= Anarchism in Denmark =

Anarchism in Denmark emerged in the late 19th century from the revolutionary factions of early social democratic spheres, crystallizing into a widespread anarcho-syndicalist movement that reached its height during the late 1910s. After the disintegration of organized syndicalism, anarchists in post-war Denmark began to organize the squatters' movement, which led to the creation of Freetown Christiania.

==History==

=== Beginnings ===
Libertarian socialism first emerged in Denmark during debates within the Social Democratic Party over reformism and revolutionary socialism. Whereas the old reformist leadership advocated for an authoritarian socialism, inspired by Marxism, the younger revolutionary section took a stance against authoritarianism and bureaucracy. The revolutionaries published Arbejderen, in which they criticized the party's tactics of parliamentarism, as well as the alliance between the reformist Social Democrats and the Liberal Party against the Conservative government of Jacob Brønnum Scavenius Estrup. In a public meeting, the reformist leader Chresten Hørdum said on the matter:

"In heaven's name let the revolutionists make as much opposition as they please in their own groups. They have nothing to do with our meetings and bad better take care they are not chucked out so fine a day. Let this sort of thing go on, and Anarchism, in its serious sense, will soon make its appearance in the capital of Denmark."

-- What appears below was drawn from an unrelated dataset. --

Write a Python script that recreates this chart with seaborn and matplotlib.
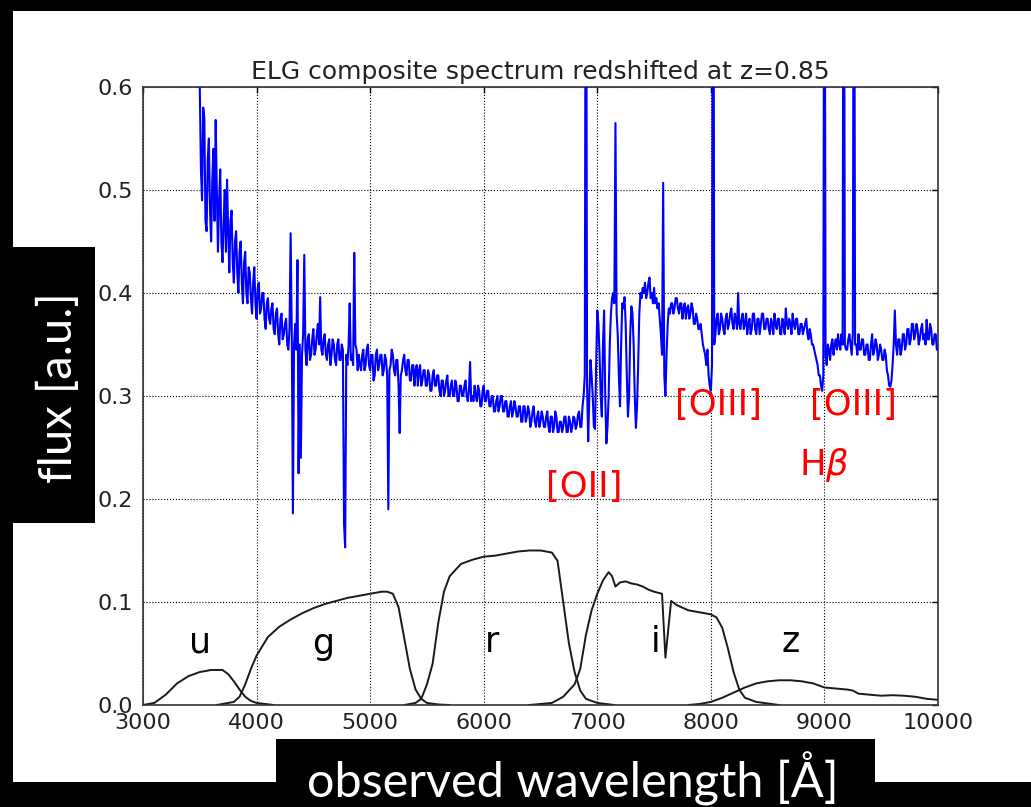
import numpy as np
import matplotlib
matplotlib.use("Agg")
import matplotlib.pyplot as plt
from matplotlib.patches import Rectangle
import seaborn as sns
import pandas as pd

# ---------------- data ----------------
# composite spectrum, sampled every 10 A from 3500 A (one row = 200 A)
spec_start = 3500
spec_step = 10
spec_flux = [
    0.60, 0.52, 0.49, 0.58, 0.57, 0.47, 0.46, 0.53, 0.55, 0.48, 0.45, 0.51, 0.54, 0.47, 0.568, 0.50, 0.44, 0.49, 0.52, 0.45,   # 3500
    0.43, 0.47, 0.50, 0.44, 0.51, 0.46, 0.42, 0.47, 0.48, 0.43, 0.41, 0.45, 0.46, 0.42, 0.40, 0.44, 0.45, 0.41, 0.39, 0.43,    # 3700
    0.44, 0.40, 0.39, 0.425, 0.42, 0.395, 0.38, 0.41, 0.425, 0.39, 0.375, 0.405, 0.41, 0.38, 0.385, 0.40, 0.40, 0.375, 0.365, 0.39,  # 3900
    0.395, 0.375, 0.37, 0.385, 0.39, 0.365, 0.36, 0.38, 0.385, 0.36, 0.35, 0.375, 0.38, 0.355, 0.36, 0.37, 0.375, 0.35, 0.345, 0.365,  # 4100
    0.458, 0.36, 0.186, 0.35, 0.37, 0.345, 0.432, 0.225, 0.35, 0.24, 0.34, 0.36, 0.437, 0.345, 0.33, 0.355, 0.36, 0.335, 0.34, 0.355,  # 4300
    0.365, 0.34, 0.345, 0.36, 0.37, 0.35, 0.396, 0.345, 0.34, 0.355, 0.36, 0.34, 0.335, 0.35, 0.355, 0.33, 0.34, 0.355, 0.35, 0.335,   # 4500
    0.33, 0.35, 0.355, 0.335, 0.335, 0.35, 0.345, 0.176, 0.153, 0.34, 0.33, 0.35, 0.39, 0.335, 0.34, 0.33, 0.439, 0.35, 0.345, 0.325,  # 4700
    0.34, 0.33, 0.325, 0.34, 0.345, 0.325, 0.33, 0.345, 0.35, 0.33, 0.325, 0.34, 0.34, 0.315, 0.32, 0.34, 0.345, 0.325, 0.33, 0.34,    # 4900
    0.34, 0.32, 0.325, 0.34, 0.335, 0.32, 0.19, 0.325, 0.33, 0.345, 0.34, 0.325, 0.32, 0.335, 0.335, 0.31, 0.264, 0.32, 0.325, 0.335,  # 5100
    0.34, 0.325, 0.32, 0.335, 0.335, 0.315, 0.315, 0.33, 0.33, 0.31, 0.325, 0.33, 0.31, 0.325, 0.33, 0.31, 0.315, 0.325, 0.325, 0.31,  # 5300
    0.31, 0.325, 0.32, 0.305, 0.305, 0.32, 0.325, 0.31, 0.31, 0.32, 0.32, 0.305, 0.30, 0.315, 0.315, 0.30, 0.305, 0.315, 0.32, 0.30,   # 5500
    0.30, 0.31, 0.315, 0.30, 0.30, 0.315, 0.31, 0.295, 0.295, 0.31, 0.31, 0.30, 0.30, 0.31, 0.315, 0.30, 0.295, 0.305, 0.333, 0.295,  # 5700
    0.30, 0.295, 0.31, 0.30, 0.295, 0.31, 0.305, 0.29, 0.29, 0.305, 0.31, 0.295, 0.295, 0.305, 0.305, 0.29, 0.29, 0.30, 0.30, 0.285,  # 5900
    0.285, 0.295, 0.30, 0.285, 0.29, 0.30, 0.30, 0.285, 0.285, 0.295, 0.295, 0.28, 0.28, 0.29, 0.295, 0.28, 0.285, 0.295, 0.29, 0.28,  # 6100
    0.28, 0.29, 0.29, 0.275, 0.275, 0.29, 0.29, 0.275, 0.28, 0.29, 0.285, 0.27, 0.275, 0.285, 0.29, 0.275, 0.27, 0.28, 0.285, 0.27,   # 6300
    0.275, 0.285, 0.28, 0.27, 0.27, 0.28, 0.285, 0.27, 0.265, 0.28, 0.28, 0.265, 0.27, 0.285, 0.28, 0.265, 0.265, 0.275, 0.275, 0.265,  # 6500
    0.27, 0.28, 0.28, 0.265, 0.265, 0.28, 0.275, 0.265, 0.27, 0.28, 0.278, 0.268, 0.272, 0.282, 0.285, 0.27, 0.27, 0.29, 0.30, 0.32,  # 6700
    0.95, 0.31, 0.256, 0.30, 0.335, 0.32, 0.30, 0.27, 0.268, 0.33, 0.383, 0.37, 0.34, 0.30, 0.28, 0.35, 0.383, 0.30, 0.254, 0.27,     # 6900
    0.30, 0.35, 0.38, 0.395, 0.40, 0.39, 0.565, 0.38, 0.36, 0.32, 0.29, 0.35, 0.39, 0.385, 0.396, 0.37, 0.32, 0.28, 0.30, 0.36,       # 7100
    0.387, 0.38, 0.35, 0.30, 0.269, 0.29, 0.33, 0.38, 0.40, 0.395, 0.405, 0.40, 0.41, 0.395, 0.40, 0.41, 0.415, 0.395, 0.40, 0.39,     # 7300
    0.405, 0.39, 0.395, 0.385, 0.39, 0.375, 0.36, 0.34, 0.507, 0.32, 0.30, 0.34, 0.37, 0.385, 0.38, 0.39, 0.39, 0.38, 0.385, 0.395,   # 7500
    0.395, 0.385, 0.38, 0.39, 0.39, 0.375, 0.385, 0.39, 0.375, 0.385, 0.388, 0.375, 0.38, 0.39, 0.385, 0.37, 0.37, 0.38, 0.375, 0.365,  # 7700
    0.365, 0.37, 0.36, 0.35, 0.345, 0.34, 0.33, 0.345, 0.32, 0.31, 0.305, 0.33, 0.95, 0.35, 0.36, 0.375, 0.38, 0.36, 0.365, 0.38,     # 7900
    0.375, 0.365, 0.36, 0.375, 0.38, 0.365, 0.37, 0.38, 0.385, 0.37, 0.365, 0.38, 0.375, 0.365, 0.40, 0.37, 0.365, 0.375, 0.38, 0.365,  # 8100
    0.37, 0.38, 0.36, 0.37, 0.375, 0.36, 0.365, 0.38, 0.38, 0.365, 0.36, 0.375, 0.375, 0.36, 0.37, 0.38, 0.38, 0.365, 0.365, 0.375,   # 8300
    0.375, 0.365, 0.36, 0.375, 0.37, 0.36, 0.38, 0.37, 0.365, 0.375, 0.375, 0.36, 0.36, 0.375, 0.37, 0.36, 0.385, 0.37, 0.365, 0.375,  # 8500
    0.37, 0.36, 0.38, 0.37, 0.365, 0.375, 0.375, 0.36, 0.36, 0.37, 0.37, 0.36, 0.365, 0.37, 0.375, 0.36, 0.355, 0.365, 0.36, 0.35,    # 8700
    0.35, 0.345, 0.34, 0.335, 0.33, 0.32, 0.32, 0.31, 0.305, 0.32, 0.95, 0.34, 0.33, 0.35, 0.345, 0.335, 0.35, 0.355, 0.34, 0.35,     # 8900
    0.355, 0.345, 0.36, 0.35, 0.345, 0.36, 0.35, 0.95, 0.35, 0.345, 0.345, 0.355, 0.36, 0.35, 0.34, 0.36, 0.95, 0.35, 0.35, 0.34,     # 9100
    0.36, 0.345, 0.345, 0.355, 0.355, 0.34, 0.34, 0.35, 0.35, 0.335, 0.335, 0.35, 0.36, 0.34, 0.345, 0.355, 0.35, 0.335, 0.34, 0.35,   # 9300
    0.345, 0.335, 0.335, 0.345, 0.34, 0.325, 0.32, 0.31, 0.309, 0.315, 0.33, 0.35, 0.383, 0.35, 0.34, 0.355, 0.355, 0.34, 0.345, 0.36,  # 9500
    0.36, 0.345, 0.35, 0.365, 0.365, 0.35, 0.355, 0.37, 0.37, 0.355, 0.36, 0.37, 0.365, 0.35, 0.355, 0.365, 0.37, 0.355, 0.36, 0.35,  # 9700
    0.374, 0.355, 0.355, 0.37, 0.365, 0.35, 0.35, 0.36, 0.36, 0.345, 0.345,                                                          # 9900
]
spec_wave = spec_start + spec_step * np.arange(len(spec_flux))

# SDSS filter transmission curves
u_wave = [3000, 3100, 3200, 3300, 3400, 3500, 3600, 3700, 3750, 3800, 3850, 3900, 3950, 4000, 4150]
u_trans = [0.0, 0.002, 0.010, 0.021, 0.028, 0.032, 0.034, 0.034, 0.030, 0.023, 0.015, 0.008, 0.004, 0.002, 0.0]

g_wave = [3650, 3800, 3850, 3900, 3950, 4000, 4100, 4200, 4300, 4400, 4500, 4600, 4700, 4800,
          4900, 5000, 5100, 5150, 5200, 5250, 5300, 5350, 5400, 5450, 5500, 5600, 5700]
g_trans = [0.0, 0.003, 0.008, 0.020, 0.035, 0.048, 0.066, 0.076, 0.083, 0.089, 0.094, 0.098, 0.101, 0.104,
           0.106, 0.108, 0.110, 0.110, 0.108, 0.095, 0.065, 0.035, 0.015, 0.006, 0.002, 0.0005, 0.0]

r_wave = [5300, 5400, 5450, 5500, 5550, 5600, 5650, 5700, 5800, 5900, 6000, 6100, 6200, 6300, 6400,
          6500, 6600, 6650, 6700, 6750, 6800, 6850, 6900, 7000, 7150]
r_trans = [0.0, 0.002, 0.006, 0.020, 0.040, 0.080, 0.110, 0.125, 0.137, 0.141, 0.144, 0.145, 0.147, 0.149, 0.150,
           0.150, 0.148, 0.140, 0.100, 0.060, 0.032, 0.014, 0.006, 0.002, 0.0]

i_wave = [6400, 6600, 6700, 6800, 6850, 6900, 6950, 7000, 7050, 7100, 7130, 7160, 7200, 7250, 7300, 7350,
          7400, 7450, 7500, 7570, 7600, 7650, 7700, 7800, 7900, 8000, 8050, 8100, 8150, 8200, 8250, 8300,
          8400, 8600]
i_trans = [0.0, 0.002, 0.008, 0.020, 0.035, 0.068, 0.092, 0.108, 0.121, 0.129, 0.125, 0.115, 0.119, 0.120, 0.118, 0.117,
           0.115, 0.112, 0.110, 0.108, 0.046, 0.101, 0.097, 0.092, 0.090, 0.088, 0.085, 0.075, 0.055, 0.032, 0.015, 0.007,
           0.003, 0.0]

z_wave = [7800, 7900, 8000, 8100, 8200, 8300, 8400, 8500, 8600, 8700, 8800, 8900, 9000, 9100, 9200, 9250,
          9300, 9400, 9500, 9600, 9700, 9800, 9900, 10000]
z_trans = [0.0, 0.001, 0.003, 0.007, 0.012, 0.017, 0.021, 0.023, 0.024, 0.024, 0.023, 0.021, 0.017, 0.016, 0.015, 0.014,
           0.011, 0.010, 0.009, 0.0095, 0.009, 0.008, 0.006, 0.005]

filter_names = ["u", "g", "r", "i", "z"]
filter_label_x = [3500, 4590, 6075, 7510, 8700]
filter_label_y = [0.061, 0.059, 0.061, 0.061, 0.061]

line_names = ["[OII]", "[OIII]", "[OIII]", r"H$\beta$"]
line_label_x = [6883, 8067, 9255, 9000]
line_label_y = [0.212, 0.291, 0.291, 0.233]

x_ticks = [3000, 4000, 5000, 6000, 7000, 8000, 9000, 10000]
y_ticks = [0.0, 0.1, 0.2, 0.3, 0.4, 0.5, 0.6]

# ---------------- figure ----------------
sns.set_theme(style="white")
plt.rcParams["font.family"] = ["DejaVu Sans"]
plt.rcParams["mathtext.fontset"] = "dejavusans"

W, H = 1031, 807
fig = plt.figure(figsize=(W / 100, H / 100), dpi=100, facecolor="black")

# white page behind the plot
fig.add_artist(Rectangle((13 / W, (H - 782) / H), (W - 13) / W, (782 - 11) / H,
                         transform=fig.transFigure, facecolor="white", edgecolor="none", zorder=-10))

ax = fig.add_axes([143 / W, (H - 705) / H, (938 - 143) / W, (705 - 87) / H])
ax.set_facecolor("white")

spec_df = pd.DataFrame({"wave": spec_wave, "flux": spec_flux})
sns.lineplot(data=spec_df, x="wave", y="flux", ax=ax, color="blue", lw=1.5,
             estimator=None, sort=False, zorder=3)

for fw, ft in [(u_wave, u_trans), (g_wave, g_trans), (r_wave, r_trans), (i_wave, i_trans), (z_wave, z_trans)]:
    sns.lineplot(x=fw, y=ft, ax=ax, color="#1a1a1a", lw=1.4, estimator=None, sort=False, zorder=2)

for name, lx, ly in zip(filter_names, filter_label_x, filter_label_y):
    ax.text(lx, ly, name, fontsize=25, ha="center", va="center", color="black")

for name, lx, ly in zip(line_names, line_label_x, line_label_y):
    ax.text(lx, ly, name, fontsize=25.5, ha="center", va="center", color="red", zorder=4)

ax.set_xlim(3000, 10000)
ax.set_ylim(0, 0.6)
ax.set_xticks(x_ticks)
ax.set_yticks(y_ticks)
ax.set_xticklabels([str(t) for t in x_ticks])
ax.set_yticklabels([f"{t:.1f}" for t in y_ticks])
ax.tick_params(direction="in", length=4, width=1, top=True, right=True,
               labelsize=16, colors="black", labelcolor="#222222")
ax.tick_params(axis="y", pad=7)
ax.tick_params(axis="x", pad=6)
ax.grid(True, color="black", linestyle=":", lw=0.8)
for s in ax.spines.values():
    s.set_color("#333333")
    s.set_linewidth(1.2)
ax.set_xlabel("")
ax.set_ylabel("")
ax.set_title("ELG composite spectrum redshifted at z=0.85", fontsize=18, color="#222222", pad=5.8)

# black label boxes with white text
fig.add_artist(Rectangle((0, (H - 523) / H), 95 / W, (523 - 247) / H,
                         transform=fig.transFigure, facecolor="black", edgecolor="none", zorder=5))
fig.add_artist(Rectangle((276 / W, 0), (875 - 276) / W, (H - 739) / H,
                         transform=fig.transFigure, facecolor="black", edgecolor="none", zorder=5))
fig.text(58 / W, (H - 388) / H, "flux [a.u.]", rotation=90, ha="center", va="center",
         color="white", fontsize=34, family=["Lato", "DejaVu Sans"], zorder=6)
fig.text(573 / W, (H - 797) / H, "observed wavelength [Å]", ha="center", va="baseline",
         color="white", fontsize=35, family=["Lato", "DejaVu Sans"], zorder=6)

fig.savefig("out.png", dpi=100, facecolor="black")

The reformist party leadership subsequently began to repress the internal revolutionary opposition, led by Gerson Trier, which was expelled from the party on November 7, 1890. So the revolutionary section went on to found the Revolutionary Socialist Workers' Party. Anarchist sympathies began to grow among a few select individuals in Denmark, some of whom were responsible for translating the works of Peter Kropotkin into the Danish language.

=== Early 20th century ===
At the turn of the 20th century, anarcho-syndicalism began to emerge from the revolutionary section of the social democratic movement. Syndicalist organizations such as the Syndicalist League, Trade Union Opposition Association and Young Socialist League were established and began to publish newspapers such as Solidaritet and Den Røde Krig. By the time of World War I, anarchism and syndicalism played a key role in the Danish labor movement and the struggle for the conditions of the unemployed. This culminated in 1918, when anarcho-syndicalists held a number of unemployment demonstrations that culminated in the storm on the Stock Exchange, when unemployed syndicalists attacked Børsen in Copenhagen. After the storm, syndicalists established the Organization of the Unemployed and held further demonstrations against unemployment in Copenhagen, as the movement continued to grow, playing a prominent role in achieving the eight-hour day.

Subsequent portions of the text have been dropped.